In case you are wondering what this means in actual amounts per month here are the numbers.
Rents across England and Wales reached a new record high at £789 in June.
There must be many reading this who feel that the property ladder has been pulled up out of their reach, or perhaps that the lower rungs are now missing. Even if they rent the situation is even worse than when I wrote this back on April 27th.
The losers are a clearly defined group. I have long argued that first time buyers were likely to be in this group and today I add those who rent. Of course some have rented whilst saving up to buy in something of a double-whammy. Who could save enough to merely stand still?!
Landlords or the rentier class are the winners on both fronts as they see capital gains being added too by rising rental income.
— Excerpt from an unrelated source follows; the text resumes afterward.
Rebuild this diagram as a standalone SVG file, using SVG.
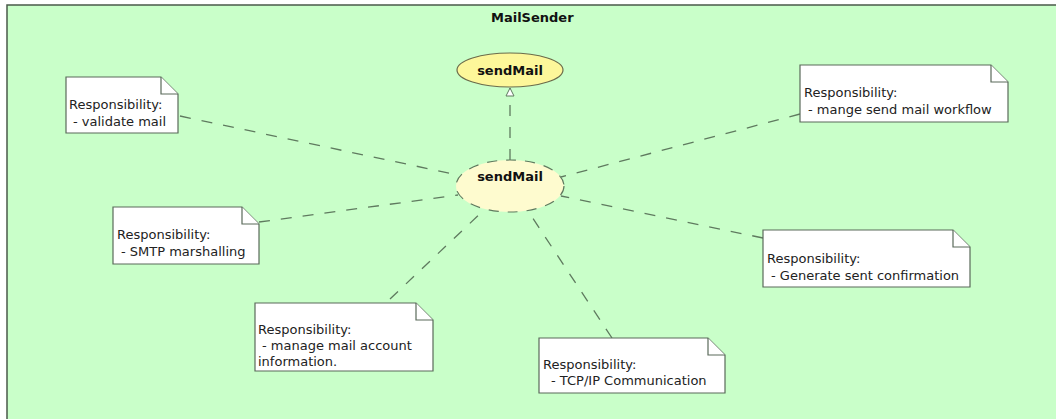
<svg xmlns="http://www.w3.org/2000/svg" width="1056" height="419" viewBox="0 0 1056 419">
  <style>
    .frame { fill: #c9ffc9; stroke: #4a5a4a; stroke-width: 1.5; }
    .title { font-family: "DejaVu Sans", sans-serif; font-size: 13px; font-weight: bold; fill: #111; }
    .uc { fill: #fdf79a; stroke: #6b6b4a; stroke-width: 1.2; }
    .ucr { fill: #fefbcf; stroke: #5f7a5f; stroke-width: 1.2; stroke-dasharray: 10 9; }
    .uct { font-family: "DejaVu Sans", sans-serif; font-size: 13px; font-weight: bold; fill: #111; text-anchor: middle; }
    .note { fill: #ffffff; stroke: #5a6a5a; stroke-width: 1.2; }
    .fold { fill: #ffffff; stroke: #5a6a5a; stroke-width: 1.2; stroke-linejoin: miter; }
    .nt { font-family: "DejaVu Sans", sans-serif; font-size: 13px; fill: #222; }
    .dash { fill: none; stroke: #5f7a5f; stroke-width: 1.3; stroke-dasharray: 11 11; }
  </style>
  <defs>
    <!-- hollow triangle head for the realization link -->
    <marker id="realize" markerWidth="10" markerHeight="10" refX="9" refY="5" orient="auto" markerUnits="userSpaceOnUse" viewBox="0 0 10 10">
      <path d="M1,1 L9,5 L1,9 Z" fill="#ffffff" stroke="#5f7a5f" stroke-width="1"/>
    </marker>
  </defs>

  <!-- package frame -->
  <g id="MailSender">
    <rect class="frame" x="7" y="5" width="1060" height="430"/>
    <text class="title" x="491" y="22">MailSender</text>
  </g>

  <!-- connectors -->
  <g id="connectors">
    <line class="dash" x1="510" y1="160" x2="510" y2="88" marker-end="url(#realize)"/>
    <line class="dash" x1="180" y1="116" x2="458" y2="175"/>
    <line class="dash" x1="800" y1="114" x2="561" y2="177"/>
    <line class="dash" x1="259" y1="222" x2="458" y2="195"/>
    <line class="dash" x1="763" y1="238" x2="561" y2="196"/>
    <line class="dash" x1="390" y1="299" x2="484" y2="210"/>
    <line class="dash" x1="612" y1="338" x2="528" y2="211"/>
  </g>

  <!-- use cases -->
  <g id="uc-sendMail">
    <ellipse class="uc" cx="510" cy="70" rx="53" ry="17"/>
    <text class="uct" x="510" y="75">sendMail</text>
  </g>
  <g id="uc-sendMail-realization">
    <ellipse class="ucr" cx="510" cy="186" rx="54" ry="26"/>
    <text class="uct" x="510" y="181">sendMail</text>
  </g>

  <!-- responsibility notes -->
  <g id="note-validate">
    <path class="note" d="M66,77 H161 L178,94 V133 H66 Z"/>
    <path class="fold" d="M161,77 V94 H178"/>
    <text class="nt" x="69" y="109">Responsibility:</text>
    <text class="nt" x="73" y="126">- validate mail</text>
  </g>
  <g id="note-workflow">
    <path class="note" d="M800,65 H991 L1008,82 V122 H800 Z"/>
    <path class="fold" d="M991,65 V82 H1008"/>
    <text class="nt" x="804" y="97">Responsibility:</text>
    <text class="nt" x="808" y="114">- mange send mail workflow</text>
  </g>
  <g id="note-smtp">
    <path class="note" d="M113,207 H242 L259,224 V264 H113 Z"/>
    <path class="fold" d="M242,207 V224 H259"/>
    <text class="nt" x="117" y="239">Responsibility:</text>
    <text class="nt" x="121" y="256">- SMTP marshalling</text>
  </g>
  <g id="note-confirmation">
    <path class="note" d="M763,230 H953 L970,247 V287 H763 Z"/>
    <path class="fold" d="M953,230 V247 H970"/>
    <text class="nt" x="767" y="263">Responsibility:</text>
    <text class="nt" x="771" y="280">- Generate sent confirmation</text>
  </g>
  <g id="note-account">
    <path class="note" d="M255,303 H416 L433,320 V371 H255 Z"/>
    <path class="fold" d="M416,303 V320 H433"/>
    <text class="nt" x="258" y="334">Responsibility:</text>
    <text class="nt" x="262" y="350">- manage mail account</text>
    <text class="nt" x="258" y="366">information.</text>
  </g>
  <g id="note-tcpip">
    <path class="note" d="M539,338 H708 L725,355 V393 H539 Z"/>
    <path class="fold" d="M708,338 V355 H725"/>
    <text class="nt" x="543" y="369">Responsibility:</text>
    <text class="nt" x="551" y="385">- TCP/IP Communication</text>
  </g>
</svg>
Another outbreak in the generational war?
Meanwhile I note that the initial push in the UK housing market from July 2012 is only now really impacting on private rents. I argued that this feature of the behaviour of UK rents ( a very slow response to changes) would make them inappropriate for an inflation measure ( CPIH ) back when the choice between it and house prices was being made and have been proven to be correct. Meanwhile the UK establishment has learned nothing from that error and in fact the latest review by Paul Johnson of the IFS has suggested this failing and flawed measure should be our main consumer inflation index.
Also if Mark Carney continues to talk the UK Pound £ higher with his promises of Bank Rate rises which is likely to affect exporters and we note that the Bank of England has pushed both house prices and now rents higher can you see the catch? The “rebalancing” we were promised is in fact being pushed in the opposite direction.